A labor dispute has erupted at a UPS facility in Queens after 10 part-time employees were unceremoniously canned while trying to get to second jobs and/or due to responsibilities at home, something, the corporation said, created some kinks in the system.
Vinny Perrone, president of Teamsters Local 804, told amNewYork Metro that arbitration is in works especially if the 10 workers – two of whom are pregnant – are not reinstated with backpay to make up for the hours lost since April 13.
According to UPS, terminations were made when employees left the facility at 136-40 Springfield Blvd. without first running it by managers despite their shifts ending.
“Our employees can ask to leave early for personal reasons during their scheduled shift, but in this situation some part-time hourly employees walked out without asking to leave early,” said Matthew O’Connor, a UPS spokesperson. “By walking out, these employees created delays for our customers. Under our collective bargaining agreement with Local 804, a walkout is grounds for termination of employment. We had reached an agreement for these employees to return to work, which was later withdrawn by Local 804. We are open and willing to continue our dialogue to resolve this situation.”
Perrone believes the requirement for part-time employees to work overtime not only has an arbitrary value to the people who are holding down multiple jobs, but that it gives the company too much discretion in making them work longer hours without full-time benefits and punish them for not complying.
Additionally, Perrone said they had not, in the past, checked with supervisors before punching out and on this occasion nobody had asked permission before making requiring them to work the extra hours.
“First of all, they terminated these people without union representation, and they are 100% our 804 brothers and sisters, they were not given a right to hearing, they were not afforded the right to a shop steward, they just took their IDs,” Perrone said. “But we don’t we don’t understand how they can just be so heartless and cold, you know, not only the people that work for them, but the people that work for them who have children and that are expecting children.”
Tabitha Royal is among the women who were called back to work the next day to be fired after agreeing to come in early for work in the past.

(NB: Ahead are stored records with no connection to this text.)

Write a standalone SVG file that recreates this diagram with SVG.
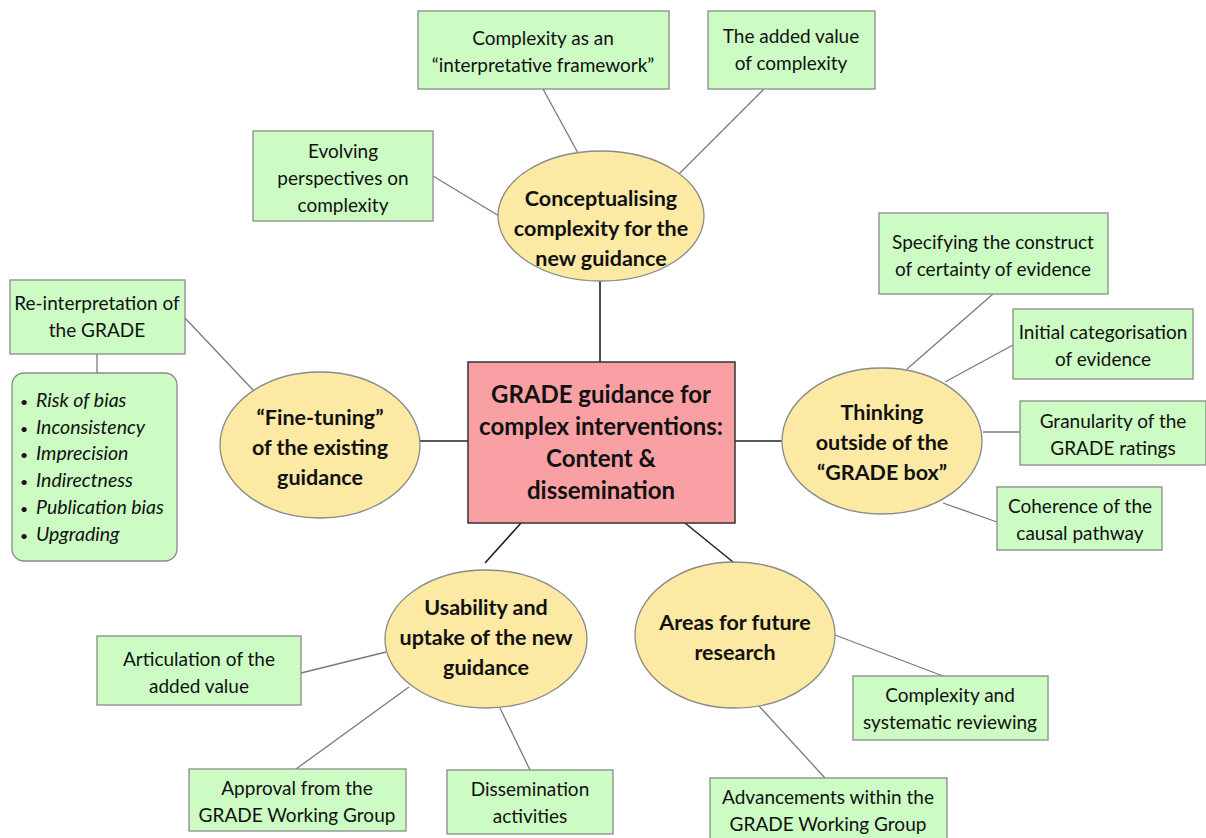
<svg xmlns="http://www.w3.org/2000/svg" width="1206" height="838" viewBox="0 0 1206 838">
  <style>
    .leaf { fill: #ccfcc4; stroke: #8a8a8a; stroke-width: 1.3; }
    .theme { fill: #fce9a4; stroke: #8a8a8a; stroke-width: 1.3; }
    .core { fill: #f9a0a4; stroke: #333; stroke-width: 1.5; }
    .link { stroke: #7a7a7a; stroke-width: 1.3; fill: none; }
    .hub { stroke: #222; stroke-width: 1.6; fill: none; }
    text { font-family: Lato, "Liberation Sans", sans-serif; fill: #111; }
    .t { font-size: 19px; text-anchor: middle; }
    .b { font-size: 21.5px; font-weight: bold; text-anchor: middle; }
    .c { font-size: 24px; font-weight: bold; text-anchor: middle; }
    .i { font-size: 19.5px; font-style: italic; }
    .dot { font-size: 14px; font-style: normal; }
  </style>

  <g id="connectors">
    <line class="hub" x1="600" y1="362" x2="600" y2="281"/>
    <line class="hub" x1="468" y1="441" x2="420" y2="441"/>
    <line class="hub" x1="735" y1="441" x2="782" y2="441"/>
    <line class="hub" x1="521" y1="523" x2="485" y2="563"/>
    <line class="hub" x1="685" y1="523" x2="733" y2="562"/>
    <line class="link" x1="578" y1="153" x2="543" y2="89"/>
    <line class="link" x1="678" y1="175" x2="764" y2="89"/>
    <line class="link" x1="433" y1="176" x2="499" y2="216"/>
    <line class="link" x1="185" y1="318" x2="253" y2="390"/>
    <line class="link" x1="97" y1="354" x2="97" y2="373"/>
    <line class="link" x1="907" y1="369" x2="993" y2="294"/>
    <line class="link" x1="945" y1="382" x2="1013" y2="345"/>
    <line class="link" x1="983" y1="432" x2="1020" y2="432"/>
    <line class="link" x1="943" y1="503" x2="997" y2="522"/>
    <line class="link" x1="386" y1="652" x2="301" y2="673"/>
    <line class="link" x1="409" y1="687" x2="296" y2="769"/>
    <line class="link" x1="500" y1="708" x2="530" y2="770"/>
    <line class="link" x1="835" y1="635" x2="943" y2="676"/>
    <line class="link" x1="759" y1="706" x2="825" y2="778"/>
  </g>

  <g id="core">
    <rect class="core" x="468" y="362" width="267" height="161"/>
    <text class="c" x="601" y="403">GRADE guidance for</text>
    <text class="c" x="601" y="435">complex interventions:</text>
    <text class="c" x="601" y="467">Content &amp;</text>
    <text class="c" x="601" y="499">dissemination</text>
  </g>

  <g id="theme-conceptualising">
    <ellipse class="theme" cx="601" cy="216" rx="103" ry="65"/>
    <text class="b" x="601" y="206">Conceptualising</text>
    <text class="b" x="601" y="236">complexity for the</text>
    <text class="b" x="601" y="266">new guidance</text>
  </g>

  <g id="theme-finetuning">
    <ellipse class="theme" cx="320" cy="445" rx="100" ry="73"/>
    <text class="b" x="320" y="425">“Fine-tuning”</text>
    <text class="b" x="320" y="455">of the existing</text>
    <text class="b" x="320" y="485">guidance</text>
  </g>

  <g id="theme-thinking">
    <ellipse class="theme" cx="882" cy="441" rx="100" ry="73"/>
    <text class="b" x="882" y="420">Thinking</text>
    <text class="b" x="882" y="450">outside of the</text>
    <text class="b" x="882" y="480">“GRADE box”</text>
  </g>

  <g id="theme-usability">
    <ellipse class="theme" cx="486" cy="639" rx="101" ry="69"/>
    <text class="b" x="486" y="615">Usability and</text>
    <text class="b" x="486" y="645">uptake of the new</text>
    <text class="b" x="486" y="675">guidance</text>
  </g>

  <g id="theme-research">
    <ellipse class="theme" cx="735" cy="635" rx="100" ry="73"/>
    <text class="b" x="735" y="630">Areas for future</text>
    <text class="b" x="735" y="660">research</text>
  </g>

  <g id="leaf-framework">
    <rect class="leaf" x="418" y="11" width="251" height="78"/>
    <text class="t" x="543" y="45">Complexity as an</text>
    <text class="t" x="543" y="72">“interpretative framework”</text>
  </g>

  <g id="leaf-added-value">
    <rect class="leaf" x="708" y="11" width="167" height="78"/>
    <text class="t" x="791" y="43">The added value</text>
    <text class="t" x="791" y="70">of complexity</text>
  </g>

  <g id="leaf-evolving">
    <rect class="leaf" x="253" y="131" width="180" height="90"/>
    <text class="t" x="343" y="158">Evolving</text>
    <text class="t" x="343" y="185">perspectives on</text>
    <text class="t" x="343" y="212">complexity</text>
  </g>

  <g id="leaf-reinterpretation">
    <rect class="leaf" x="10" y="280" width="175" height="74"/>
    <text class="t" x="97" y="310">Re-interpretation of</text>
    <text class="t" x="97" y="337">the GRADE</text>
  </g>

  <g id="leaf-domains">
    <rect class="leaf" x="12" y="373" width="165" height="188" rx="12" ry="12"/>
    <text class="i" x="20" y="407"><tspan class="dot">•</tspan><tspan x="36">Risk of bias</tspan></text>
    <text class="i" x="20" y="434"><tspan class="dot">•</tspan><tspan x="36">Inconsistency</tspan></text>
    <text class="i" x="20" y="460"><tspan class="dot">•</tspan><tspan x="36">Imprecision</tspan></text>
    <text class="i" x="20" y="487"><tspan class="dot">•</tspan><tspan x="36">Indirectness</tspan></text>
    <text class="i" x="20" y="514"><tspan class="dot">•</tspan><tspan x="36">Publication bias</tspan></text>
    <text class="i" x="20" y="541"><tspan class="dot">•</tspan><tspan x="36">Upgrading</tspan></text>
  </g>

  <g id="leaf-construct">
    <rect class="leaf" x="879" y="213" width="229" height="81"/>
    <text class="t" x="993" y="249">Specifying the construct</text>
    <text class="t" x="993" y="276">of certainty of evidence</text>
  </g>

  <g id="leaf-categorisation">
    <rect class="leaf" x="1013" y="309" width="180" height="70"/>
    <text class="t" x="1103" y="339">Initial categorisation</text>
    <text class="t" x="1103" y="366">of evidence</text>
  </g>

  <g id="leaf-granularity">
    <rect class="leaf" x="1020" y="401" width="186" height="64"/>
    <text class="t" x="1113" y="428">Granularity of the</text>
    <text class="t" x="1113" y="455">GRADE ratings</text>
  </g>

  <g id="leaf-coherence">
    <rect class="leaf" x="997" y="487" width="165" height="63"/>
    <text class="t" x="1080" y="513">Coherence of the</text>
    <text class="t" x="1080" y="540">causal pathway</text>
  </g>

  <g id="leaf-articulation">
    <rect class="leaf" x="97" y="636" width="204" height="69"/>
    <text class="t" x="199" y="666">Articulation of the</text>
    <text class="t" x="199" y="693">added value</text>
  </g>

  <g id="leaf-approval">
    <rect class="leaf" x="189" y="769" width="217" height="62"/>
    <text class="t" x="297" y="795">Approval from the</text>
    <text class="t" x="297" y="822">GRADE Working Group</text>
  </g>

  <g id="leaf-dissemination">
    <rect class="leaf" x="447" y="770" width="166" height="64"/>
    <text class="t" x="530" y="796">Dissemination</text>
    <text class="t" x="530" y="823">activities</text>
  </g>

  <g id="leaf-reviewing">
    <rect class="leaf" x="853" y="676" width="195" height="64"/>
    <text class="t" x="950" y="702">Complexity and</text>
    <text class="t" x="950" y="729">systematic reviewing</text>
  </g>

  <g id="leaf-advancements">
    <rect class="leaf" x="710" y="778" width="237" height="64"/>
    <text class="t" x="828" y="804">Advancements within the</text>
    <text class="t" x="828" y="831">GRADE Working Group</text>
  </g>
</svg>
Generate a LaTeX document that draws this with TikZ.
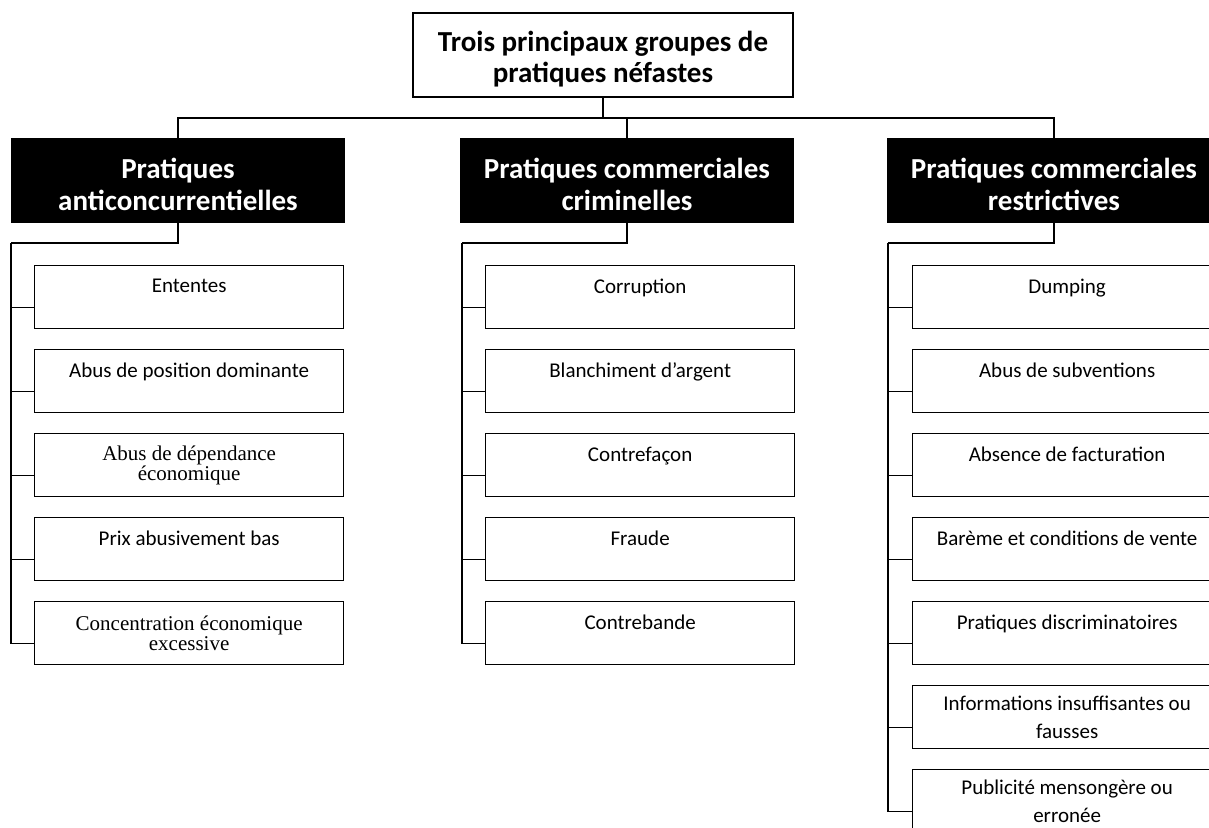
\documentclass[tikz,border=0pt]{standalone}
\usepackage{fontspec}
\setmainfont{Carlito}
\newfontfamily\serifalt{Liberation Serif}
\newcommand{\hstrut}{\rule{0pt}{29pt}}
\begin{document}
\begin{tikzpicture}[x=1pt,y=-1pt,
  topbox/.style={draw,line width=1.5pt,minimum width=380pt,minimum height=84pt,inner sep=0pt,align=center,font=\fontsize{29}{31}\selectfont\bfseries},
  headbox/.style={fill=black,text=white,minimum width=334pt,minimum height=85pt,inner sep=0pt,align=center,font=\fontsize{29}{32}\selectfont\bfseries},
  childbox/.style={draw,line width=1.3pt,minimum width=309pt,minimum height=63pt,inner sep=0pt,align=center,font=\fontsize{21}{22}\selectfont},
  twobox/.style={childbox,font=\fontsize{21}{27.5}\selectfont},
  sbox/.style={childbox,font=\serifalt\fontsize{21}{20}\selectfont},
  conn/.style={line width=1.3pt}]
\useasboundingbox (0,0) rectangle (1209,827);
\clip (0,0) rectangle (1209,827);
% top
\node[topbox] (top) at (603,55) {\hstrut Trois principaux groupes de\\pratiques néfastes};
% headers
\node[headbox] (h1) at (178,180.5) {\hstrut Pratiques\\anticoncurrentielles};
\node[headbox] (h2) at (627,180.5) {\hstrut Pratiques commerciales\\criminelles};
\node[headbox] (h3) at (1054,180.5) {\hstrut Pratiques commerciales\\restrictives};
\coordinate (bus) at (603,118);
\draw[conn] (top.south) -- (bus);
\draw[conn] (bus) -| (h1.north);
\draw[conn] (bus) -| (h2.north);
\draw[conn] (bus) -| (h3.north);
% left column
\node[childbox,anchor=north west] (a1) at (34,265) {Ententes\\~};
\node[childbox,anchor=north west] (a2) at (34,349) {Abus de position dominante\\~};
\node[sbox,anchor=north west] (a3) at (34,433) {Abus de dépendance\\économique};
\node[childbox,anchor=north west] (a4) at (34,517) {Prix abusivement bas\\~};
\node[sbox,anchor=north west] (a5) at (34,601) {Concentration économique\\excessive};
% middle column
\node[childbox,anchor=north west] (b1) at (485,265) {Corruption\\~};
\node[childbox,anchor=north west] (b2) at (485,349) {Blanchiment d’argent\\~};
\node[childbox,anchor=north west] (b3) at (485,433) {Contrefaçon\\~};
\node[childbox,anchor=north west] (b4) at (485,517) {Fraude\\~};
\node[childbox,anchor=north west] (b5) at (485,601) {Contrebande\\~};
% right column
\node[childbox,anchor=north west] (c1) at (912,265) {Dumping\\~};
\node[childbox,anchor=north west] (c2) at (912,349) {Abus de subventions\\~};
\node[childbox,anchor=north west] (c3) at (912,433) {Absence de facturation\\~};
\node[childbox,anchor=north west] (c4) at (912,517) {Barème et conditions de vente\\~};
\node[childbox,anchor=north west] (c5) at (912,601) {Pratiques discriminatoires\\~};
\node[twobox,anchor=north west] (c6) at (912,685) {Informations insuffisantes ou\\fausses};
\node[twobox,anchor=north west] (c7) at (912,769) {Publicité mensongère ou\\erronée};
% trunks
\coordinate (ta) at (11,243);
\coordinate (tb) at (462,243);
\coordinate (tc) at (888,243);
\draw[conn] (h1.south) |- (ta);
\draw[conn] (h2.south) |- (tb);
\draw[conn] (h3.south) |- (tc);
\foreach \n in {1,...,5}{
  \draw[conn] (ta) |- ([yshift=-10.5pt]a\n.west);
  \draw[conn] (tb) |- ([yshift=-10.5pt]b\n.west);
}
\foreach \n in {1,...,7}{
  \draw[conn] (tc) |- ([yshift=-10.5pt]c\n.west);
}
\end{tikzpicture}
\end{document}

“When I was pregnant, I was only doing my three and a half hours, four hours. I was never told to tell a supervisor when I was leaving,” Royal said. “A supervisor tried to discharge me while I was pregnant because I told him I wasn’t doing over four hours … Some days we might work over five hours, six hours. But for them to discharge me just after five hours because we don’t want to work is just crazy to me.”
Royal is a single mother to three children.
Perrone believes that if the members were simply given full-time jobs, they would have completed the necessary shifts instead of leaving to attend to other jobs and their families.